Die Frage der Woche, Folge 85: Verlieren wir die Erinnerung?

Die Frage der Woche, Folge 85: Verlieren wir die Erinnerung?
Heute ist der Tag des Gedenkens an die Opfer des Nationalsozialismus. Es ist ein wichtiger Tag.

Manche sagen, es wird schon nicht wieder passieren. Sie sagen, man muss das ja nicht jedes Jahr machen. Sie sagen, andere Völker haben ja auch Verbrechen begangen. Sie sagen, so viele Opfer waren es ja gar nicht. Sie sagen, die Deutschen müssten sich auch selbst mal als Opfer begreifen. Als wären die Juden, Sinti und Roma, Homosexuellen, Künstler, Widerständler, die von den Nationalsozialisten umgebracht wurden, keine Deutschen gewesen.

72 Jahre ist es her, dass Truppen der Roten Armee das Konzentrationslager Auschwitz befreiten. Der Tag ist heute der Gedenktag an die Opfer des Holocaust. Die russischen Soldaten fanden mehrere Tausend unterernährte, kranke Gefangene vor. Sie waren die letzten der rund 6 Millionen Opfer des Holocaust. (Historiker schätzen die Opferzahlen zwischen 5,6 und 6,3 Millionen.)

Die versuchte Vernichtung aller Juden und die systematische Ermordung von Menschen, die irgendwie anders waren oder sich nicht dem faschistischen Regime der Nationalsozialisten unterwerfen wollten, steht bis heute als ein unfassbares Fanal am Anfang der neuesten Menscheitsgeschichte. Die Mordmaschine der Nationalsozialisten ist einzigartig in der Geschichte. Eine solche geplante, berechnete Vernichtung von Leben, das "anders" ist, darf nie wieder passieren.

Wir dürfen die Erinnerung daran nicht sterben lassen. 72 Jahre nach der Befreiung von Auschwitz sind die meisten Zeitzeugen tot. Es gibt fast niemanden mehr, der aus seinen eigenen Erinnerungen erzählen kann. In den Gedenkstätten auf der ganzen Welt sind ihre Zeugnisse aber festgehalten: in Briefen, in Bildern, in Tönen, in Filmen, auch online.

Trotzdem sind die Gräuel unserer Vorfahren für manche Menschen nicht mehr Geschichte, sondern nur noch Geschichten. Der furchtbare menschliche Preis, den die Nationalsozialisten für ihre Herrschaft verlangten, wird relativiert, als eine Gruselepisode in der Mordgeschichte der Menschheit abgetan, in eine vergleichende Reihe gestellt.

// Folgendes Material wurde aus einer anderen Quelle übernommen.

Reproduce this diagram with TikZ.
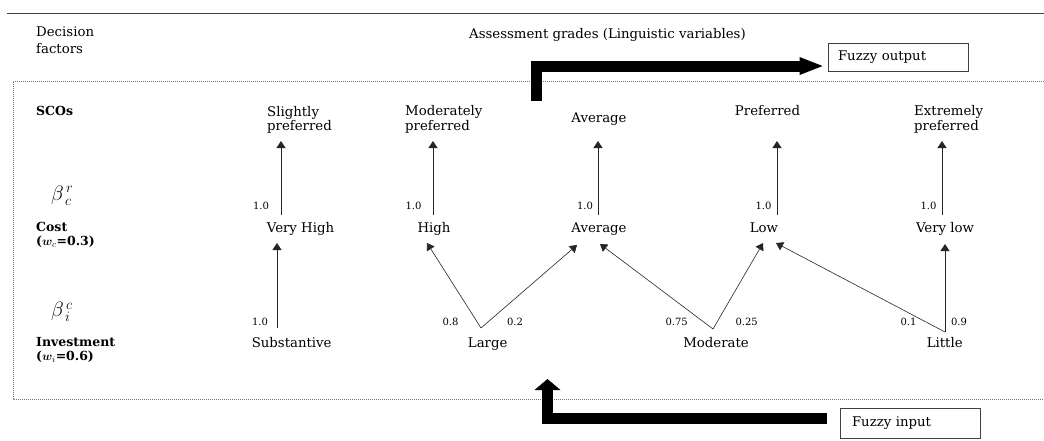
\documentclass[tikz,border=0pt]{standalone}
\usepackage{bm}
\usepackage{fontspec}
\setmainfont{DejaVu Serif}
\usetikzlibrary{arrows.meta,calc}
\begin{document}
\begin{tikzpicture}[x=1pt,y=-1pt,
  txt/.style={font=\fontsize{13.3}{17}\selectfont, inner sep=0pt},
  twoline/.style={txt, align=left, anchor=north west},
  boldtwo/.style={align=left, anchor=north west, inner sep=0pt},
  num/.style={font=\fontsize{10}{12}\selectfont, inner sep=0pt, anchor=base},
  greek/.style={font=\fontsize{20}{22}\selectfont, inner sep=0pt, anchor=base west},
  arr/.style={draw=black!85, line width=0.8pt, -{Triangle[length=7pt,width=9pt]}},
  bigarrow/.style={draw=black, line width=11pt, line join=miter},
  framebox/.style={draw=black!75, line width=0.8pt, minimum height=28pt, inner ysep=0pt, align=left, font=\fontsize{13.3}{17}\selectfont},
  frameline/.style={draw=black!55, line width=0.8pt, dash pattern=on 1pt off 1pt}]
\useasboundingbox (0,0) rectangle (1044,440);

% top rule and dotted frame
\draw[black!75, line width=1pt] (7,13) -- (1044,13);
\draw[frameline] (1044,81) -- (13,81) -- (13,399) -- (1044,399);

% headings
\node[twoline] (dec) at (36,26.6) {Decision\\factors};
\node[txt, anchor=base west] (ag) at (469,38) {Assessment grades (Linguistic variables)};

% row labels
\node[txt, anchor=base west, font=\fontsize{12.5}{15}\selectfont] (sco) at (36,115) {\textbf{SCOs}};
\node[greek] (bc) at (51,200) {$\beta_{\,c}^{\,r}$};
\node[boldtwo, font=\fontsize{12.5}{14.3}\selectfont] (cost) at (36,221.6) {\textbf{Cost}\\\textbf{($\bm{w}_{c}$=0.3)}};
\node[greek] (bi) at (51,316.7) {$\beta_{\,i}^{\,c}$};
\node[boldtwo, font=\fontsize{12.5}{13.6}\selectfont] (inv) at (36,337.6) {\textbf{Investment}\\\textbf{($\bm{w}_{i}$=0.6)}};

% SCO grades
\node[twoline, font=\fontsize{13.3}{13.8}\selectfont] (sp) at (267,106.6) {Slightly\\preferred};
\node[twoline, font=\fontsize{13.3}{15}\selectfont] (mp) at (405,105) {Moderately\\preferred};
\node[txt, anchor=base] (avt) at (599,122) {Average};
\node[txt, anchor=base] (pf) at (767.5,115) {Preferred};
\node[twoline, font=\fontsize{13.3}{15}\selectfont] (ep) at (914,105) {Extremely\\preferred};

% cost grades
\node[txt, anchor=base] (vh) at (300.5,232) {Very High};
\node[txt, anchor=base] (hi) at (434,232) {High};
\node[txt, anchor=base] (avc) at (599,232) {Average};
\node[txt, anchor=base] (lo) at (764,232) {Low};
\node[txt, anchor=base] (vl) at (945,232) {Very low};

% investment grades
\node[txt, anchor=base] (sb) at (291.7,347.5) {Substantive};
\node[txt, anchor=base] (lg) at (487.7,347.5) {Large};
\node[txt, anchor=base] (md) at (716,347.5) {Moderate};
\node[txt, anchor=base] (lt) at (944.7,347.5) {Little};

% fuzzy boxes
\node[framebox, minimum width=140pt, inner xsep=10pt, text width=120pt] (fout) at (898,57) {Fuzzy output};
\node[framebox, minimum width=140pt, minimum height=30pt, inner xsep=12pt, text width=116pt] (fin) at (910,423) {Fuzzy input};

% arrow end points
\coordinate (vhT) at (281,215);  \coordinate (spB) at (281,141);
\coordinate (hiT) at (433,215);  \coordinate (mpB) at (433,141);
\coordinate (avcT) at (598,215); \coordinate (avtB) at (598,141);
\coordinate (loT) at (777,215);  \coordinate (pfB) at (777,141);
\coordinate (vlT) at (942,215);  \coordinate (epB) at (942,141);

\coordinate (sbT) at (277,328);  \coordinate (vhB) at (277,243);
\coordinate (lgT) at (481,328);  \coordinate (hiB) at (427,243);
\coordinate (avcB1) at (577,245);
\coordinate (mdT) at (713,329);  \coordinate (avcB2) at (600,244);
\coordinate (loB1) at (763,243);
\coordinate (ltT) at (945,332);  \coordinate (loB2) at (776,243);
\coordinate (vlB) at (945,244);

% cost -> SCO arrows
\draw[arr] (vhT) -- (spB);
\draw[arr] (hiT) -- (mpB);
\draw[arr] (avcT) -- (avtB);
\draw[arr] (loT) -- (pfB);
\draw[arr] (vlT) -- (epB);

% investment -> cost arrows
\draw[arr] (sbT) -- (vhB);
\draw[arr, line width=0.6pt] (lgT) -- (hiB);
\draw[arr, line width=0.6pt] (lgT) -- (avcB1);
\draw[arr, line width=0.6pt] (mdT) -- (avcB2);
\draw[arr, line width=0.6pt] (mdT) -- (loB1);
\draw[arr, line width=0.6pt] (ltT) -- (loB2);
\draw[arr] (ltT) -- (vlB);

% weights
\node[num] (w1) at (261,209.3) {1.0};
\node[num] (w2) at (413.5,209.3) {1.0};
\node[num] (w3) at (585,209.3) {1.0};
\node[num] (w4) at (763.5,209.3) {1.0};
\node[num] (w5) at (928.5,209.3) {1.0};
\node[num] (w6) at (260,325) {1.0};
\node[num] (w7) at (450.5,325) {0.8};
\node[num] (w8) at (515,325) {0.2};
\node[num] (w9) at (676.7,325) {0.75};
\node[num] (w10) at (746.7,325) {0.25};
\node[num] (w11) at (908.5,325) {0.1};
\node[num] (w12) at (959,325) {0.9};

% thick process arrows
\coordinate (outS) at (536.5,101);
\coordinate (outE) at ($(fout.west)+(-5,9)$);
\draw[bigarrow, -{Triangle[length=23pt,width=18pt,line width=0pt]}] (outS) |- (outE);
\coordinate (inS) at ($(fin.west)+(-13,-5)$);
\coordinate (inE) at (547.5,379);
\draw[bigarrow, -{Triangle[length=11pt,width=26pt,line width=0pt]}] (inS) -| (inE);
\end{tikzpicture}
\end{document}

Aber für die Unmenschlichkeit der Nazis gibt es keine Vergleiche. Denn es ist nicht nur die Zahl der Opfer, die unvergleichlich ist. Es ist vor allem der systematische Wunsch, die Menschheit mit Gewalt nach einem einheitlichen Bild zu formen. Die Vorstellung von Über- und Untermenschen darf nie wieder so viel Macht über Leben und Tod bekommen.

Ich werde in diesem Jahr 35 Jahre alt. Das Ende des Holocaust ist mehr als doppelt so lange her, wie ich auf der Welt bin. Die Folgen der braunen Schreckensherrschaft haben meine unmittelbare Familie nur am Rande berührt - Helmut Kohls "Gnade der späten Geburt" trifft auch mich. Aber selbst keine Schuld zu tragen, heißt nicht, keine Verantwortung zu haben. Wer den Holocaust auch nur ansatzweise relativiert, normalisiert, kleinredet, handelt verantwortungslos. Vor den Opfern und vor der Erinnerung der Deutschen.

Deswegen, an diesem und an jedem 27. Januar: Nie wieder.

Deswegen, wenn wieder einer von einer "neuen Erinnerungskultur" schwadroniert: Nie wieder.